Women with advanced breast cancer soon may have another treatment option: A novel experimental drug delayed the growth of tumors nearly twice as long as standard chemotherapy did in patients who had stopped responding to Herceptin, doctors reported Saturday.

The experimental drug, Tykerb, worked so well that an international study of it was stopped early, in March, and all participants were offered the drug.

In the study, women who received Tykerb plus the chemotherapy drug Xeloda had no growth of their tumors for an average of 8 1/2 months. That compares to 4 1/2 months for those given only Xeloda, said Dr. Charles Geyer Jr. of Allegheny General Hospital in Pittsburgh.

He led the study and reported results Saturday at a meeting in Atlanta of the American Society of Clinical Oncology.

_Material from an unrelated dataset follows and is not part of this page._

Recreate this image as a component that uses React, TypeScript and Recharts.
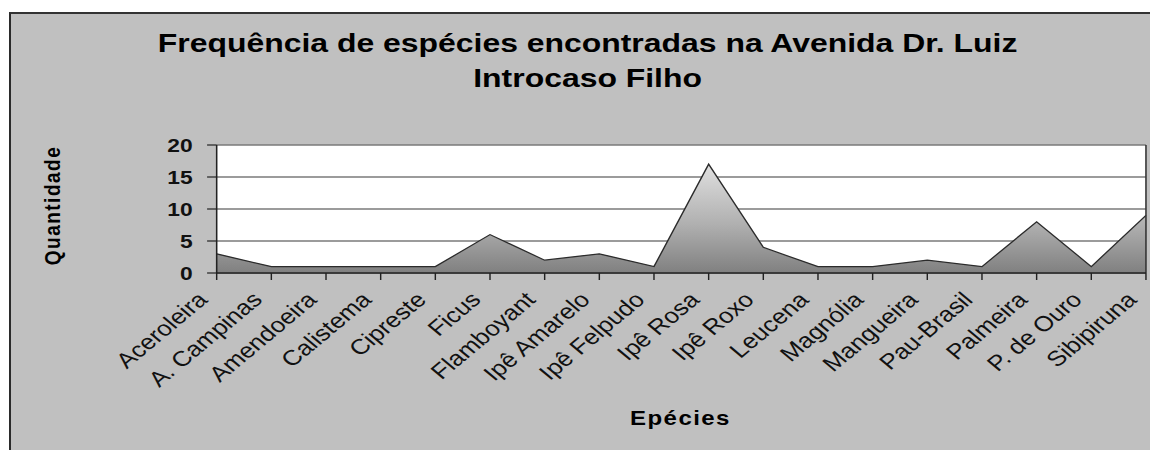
import React from 'react';
import { AreaChart, Area, XAxis, YAxis, CartesianGrid, ReferenceLine } from 'recharts';

const categories = [
  'Aceroleira', 'A. Campinas', 'Amendoeira', 'Calistema', 'Cipreste', 'Ficus',
  'Flamboyant', 'Ipê Amarelo', 'Ipê Felpudo', 'Ipê Rosa', 'Ipê Roxo', 'Leucena',
  'Magnólia', 'Mangueira', 'Pau-Brasil', 'Palmeira', 'P. de Ouro', 'Sibipiruna',
];
const quantities = [3, 1, 1, 1, 1, 6, 2, 3, 1, 17, 4, 1, 1, 2, 1, 8, 1, 9];
const yTicks = [0, 5, 10, 15, 20];
const titleLines = ['Frequência de espécies encontradas na Avenida Dr. Luiz', 'Introcaso Filho'];
const yLabel = 'Quantidade';
const xLabel = 'Epécies';

const data = categories.map((name, i) => ({ name, value: quantities[i] }));

const FONT = '"Liberation Sans", Arial, Helvetica, sans-serif';
const SX = 1.2;
const W = 952;
const H = 442;

const XTick = (props: any) => {
  const { x, y, payload } = props;
  const ax = x - 6.5;
  const ay = y + 19;
  return (
    <text
      x={ax}
      y={ay}
      textAnchor="end"
      transform={`rotate(-45, ${ax}, ${ay})`}
      fontFamily={FONT}
      fontSize={21.5}
      fill="#111"
    >
      {payload.value}
    </text>
  );
};

export default function App() {
  return (
    <div
      style={{
        position: 'fixed', left: 0, top: 0, width: '100vw', height: '100vh',
        overflow: 'hidden', background: '#fff',
      }}
    >
      <div
        style={{
          position: 'absolute', left: 9, top: 12, right: 0, bottom: 0,
          background: '#c0c0c0', borderTop: '2px solid #333', borderLeft: '2px solid #2a2a2a',
        }}
      />
      <div
        style={{
          position: 'absolute', left: 8, top: 8, width: W, height: H,
          transform: `scaleX(${SX})`, transformOrigin: '0 0',
        }}
      >
        <div style={{ position: 'absolute', left: 0, top: 0 }}>
          <AreaChart width={W} height={H} data={data} margin={{ top: 137, right: 3.7, bottom: 0, left: 0 }}>
            <defs>
              <linearGradient id="areaFill" x1="0" y1="0" x2="0" y2="1">
                <stop offset="0%" stopColor="#e0e0e0" />
                <stop offset="55%" stopColor="#b0b0b0" />
                <stop offset="100%" stopColor="#808080" />
              </linearGradient>
            </defs>
            <CartesianGrid vertical={false} stroke="#7a7a7a" strokeWidth={1.4} fill="#ffffff" />
            <XAxis
              dataKey="name"
              height={177}
              interval={0}
              tickSize={7}
              tickMargin={2}
              tick={<XTick />}
              axisLine={{ stroke: '#222', strokeWidth: 1.3 }}
              tickLine={{ stroke: '#222', strokeWidth: 1.2 }}
            />
            <YAxis
              width={173.9}
              domain={[0, 20]}
              ticks={yTicks}
              interval={0}
              tickSize={8}
              tickMargin={12}
              tick={{ fontFamily: FONT, fontSize: 19, fontWeight: 700, fill: '#111' }}
              axisLine={{ stroke: '#222', strokeWidth: 1.3 }}
              tickLine={{ stroke: '#222', strokeWidth: 1.2 }}
            />
            <ReferenceLine x={categories[categories.length - 1]} stroke="#333" strokeWidth={1.3} />
            <Area
              type="linear"
              dataKey="value"
              stroke="#2b2b2b"
              strokeWidth={1.2}
              fill="url(#areaFill)"
              fillOpacity={1}
              dot={false}
              activeDot={false}
              isAnimationActive={false}
            />
          </AreaChart>
        </div>
        <svg width={W} height={H} style={{ position: 'absolute', left: 0, top: 0, pointerEvents: 'none' }}>
          <text x={483} y={44} textAnchor="middle" fontFamily={FONT} fontSize={26.6} fontWeight={700} fill="#000">
            {titleLines[0]}
          </text>
          <text x={483} y={79.5} textAnchor="middle" fontFamily={FONT} fontSize={26.6} fontWeight={700} fill="#000">
            {titleLines[1]}
          </text>
          <text
            x={36.7}
            y={197.5}
            transform="rotate(-90, 36.7, 197.5)"
            textAnchor="middle"
            dominantBaseline="central"
            fontFamily={FONT}
            fontSize={19}
            fontWeight={700}
            letterSpacing={1.5}
            fill="#000"
          >
            {yLabel}
          </text>
          <text x={560.4} y={417} textAnchor="middle" fontFamily={FONT} fontSize={20} fontWeight={700} letterSpacing={1.2} fill="#000">
            {xLabel}
          </text>
        </svg>
      </div>
    </div>
  );
}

Tykerb’s manufacturer, British-based GlaxoSmithKline PLC, paid for the study and said it would expand global access to the drug under compassionate use provisions. The company plans to seek approval to sell Tykerb in the United States and elsewhere later this year.

“This is huge,” said Dr. Roy Herbst, a cancer specialist at the University of Texas’ M.D. Anderson Cancer Center in Houston, who had no role in the study but has consulted for Glaxo in the past.

“The next step will be to use it in patients instead of Herceptin up front,” to see whether it is more effective, he said.

Herceptin and Tykerb are members of a new generation of cancer medicines that more precisely target tumors without killing lots of healthy cells. Herceptin has been an important option for many women with advanced breast cancer, but eventually, it stops working and women succumb to the disease.

Tykerb works in a similar yet completely novel way. Like Herceptin, it targets a protein called HER-2/neu, which is made in abnormally large quantities in roughly one-fourth of all breast cancers.

Herceptin blocks the protein on the cell’s surface; Tykerb does it inside the cell, and blocks a second abnormal protein, too.

The benefits seemed to come without serious side effects _ at least in this study of 321 women, Geyer said. Diarrhea, mostly mild, and rash were more common in women taking Tykerb.

No patients developed heart failure, but four of the 160 on the drug combination had a modest decrease in pumping power of the main chamber of the heart _ side effects that also have been seen with Herceptin.

Tykerb has one big advantage over Herceptin _ it’s a pill instead of an intravenous drug, which should make it cheaper and easier to use, doctors said.

But Dr. Pamela Klein, a vice president at Genentech, Herceptin’s maker, said Tykerb’s real value may be not necessarily as a competitor. She said the drug may be even more effective in combination with Herceptin, to attack the abnormal protein from inside and outside a cancer cell at the same time. Studies are being planned to test this and other possibilities.

“Both of them together may be better than either of them alone,” said Dr. Julie Gralow, specialist in breast cancer at the University of Washington and Fred Hutchinson Cancer Center in Seattle.

Breast cancer is the most common major cancer in American women and the second leading cause of cancer deaths in women. About 213,000 new cases are expected to occur in the United States this year and more than 1 million worldwide.

Between 10 and 20 percent of breast cancers are advanced or have already started to spread at the time they are diagnosed. Average survival with this type of cancer is about two years.

Tykerb produced mixed results when tested in 416 patients with advanced kidney cancer. It made no difference in survival or disease progression for the group as a whole, but a subset of patients with high levels of an abnormal protein the drug targets had more time before their tumors started to grow, said study leader Dr. Alain Ravaud of University Hospital of Bordeaux, France.

Doctors at the conference also said that Sutent, a Pfizer drug recently approved for treating certain stomach tumors and advanced kidney cancer, showed promise in a small experiment involving 63 patients with lung cancer.

Tumors shrank in six patients and stabilized in another 26 roughly two months after treatment with the drug, said Dr. Mark Socinski of the University of North Carolina at Chapel Hill. However, three patients died of bleeding problems, at least one of which was thought to be related to treatment rather than the disease.